Comment sortir de cette spirale ? « Il faudrait que l’État nous accompagne franchement dans cette mutualisation, finance l’innovation territoriale, sans que l’on ait à passer par de coûteux bureaux d’étude. Et pour mener cette transition, les maires doivent être compétents et investis. Or, le métier souffre d’un manque d’attractivité », témoigne celui qui peine à former sa prochaine équipe municipale.
Priorités
Désintérêt aussi pour la lecture ? « Les gens lisent de moins en moins, s’inquiète Harry Durimel, le maire de Point-à-Pitre (Guadeloupe) que nous croisons avec son équipe resserrée. Il faut soutenir le goût du livre et lutter contre la désinformation, au risque que les jeunes deviennent de petits "sauvageons", pour reprendre les mots de Jean-Pierre Chevènement. Mais des mères sont de plus en plus seules. L’illettrisme est en progression dans notre territoire. Les jeunes sombrent dans l’ignorance, et la librairie historique de la ville a fait faillite ». La municipalité ne soutiendra pas directement de nouvelle librairie locale. « On travaille avant tout à l’aménagement des voiries, du littoral, à l’attractivité de la ville », priorise le maire. Qui compte sur les associations et bénévoles pour soutenir la lecture.

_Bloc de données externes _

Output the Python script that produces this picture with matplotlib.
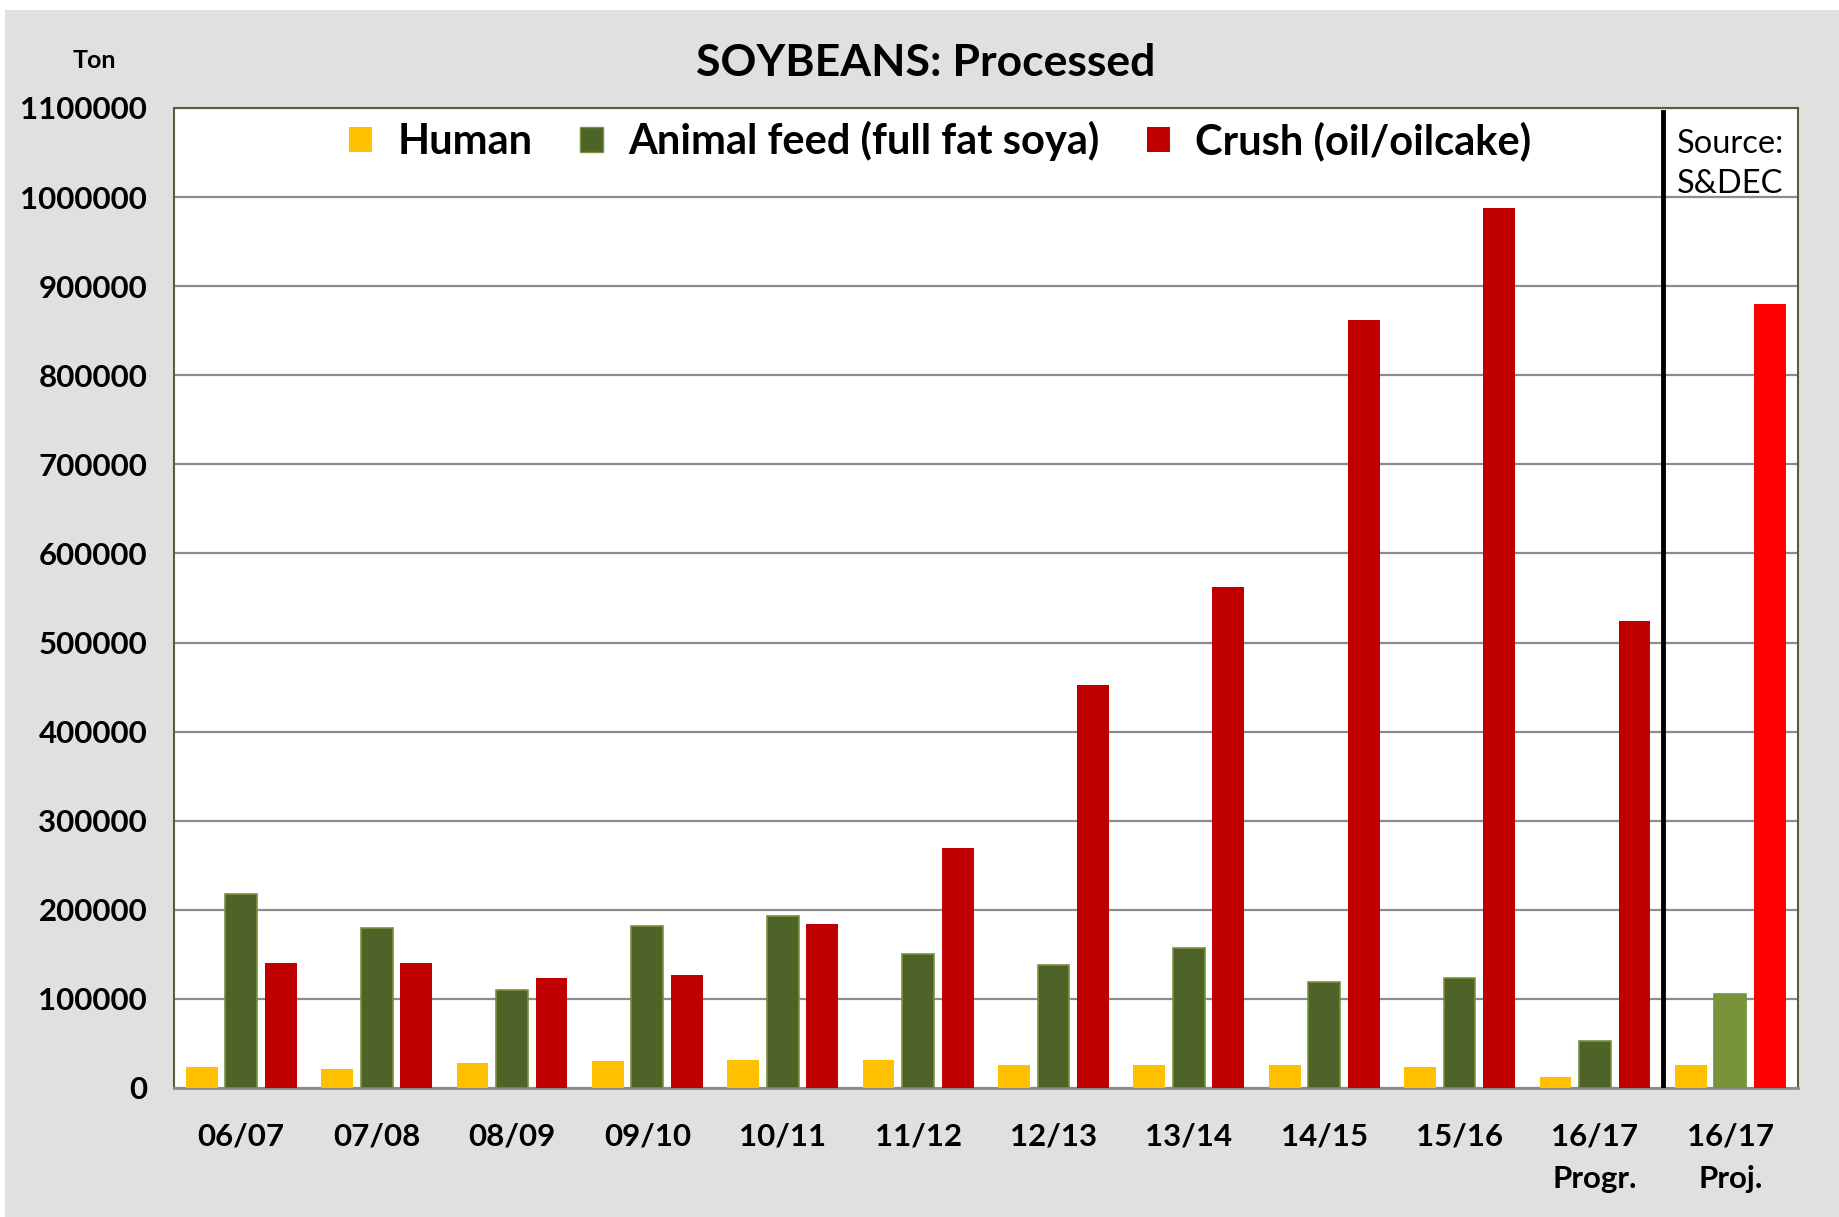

Pour Brigitte Bochaton, maire de Jacob-Bellecombette (4 500 habitants, Savoie) arborant fièrement son écharpe tricolore, « la médiathèque est une priorité, un outil qui permet aux jeunes et aux “moins jeunes” de se cultiver. Si on a beaucoup investi dedans [à la rentrée, la médiathèque a par exemple étendu la gratuité de l’adhésion à tous, ndlr], ce n’est pas pour que cela s’arrête ».
Et relativisons : en 2023 les communes ont globalement amélioré leur situation financière par rapport à l’année précédente, selon le 5e baromètre AFL (Agence France locale). Moins rassurant : les départements accusent une « dégradation budgétaire inédite depuis dix ans ». C’est donc l’État qui intervient : le ministère de la Culture l’a encore rappelé lors d’une prise de parole ce 20 novembre, il renforce, cette année et les deux suivantes, l’aide auprès des bibliothèques départementales. Et les destinataires finaux de cet argent : les communes.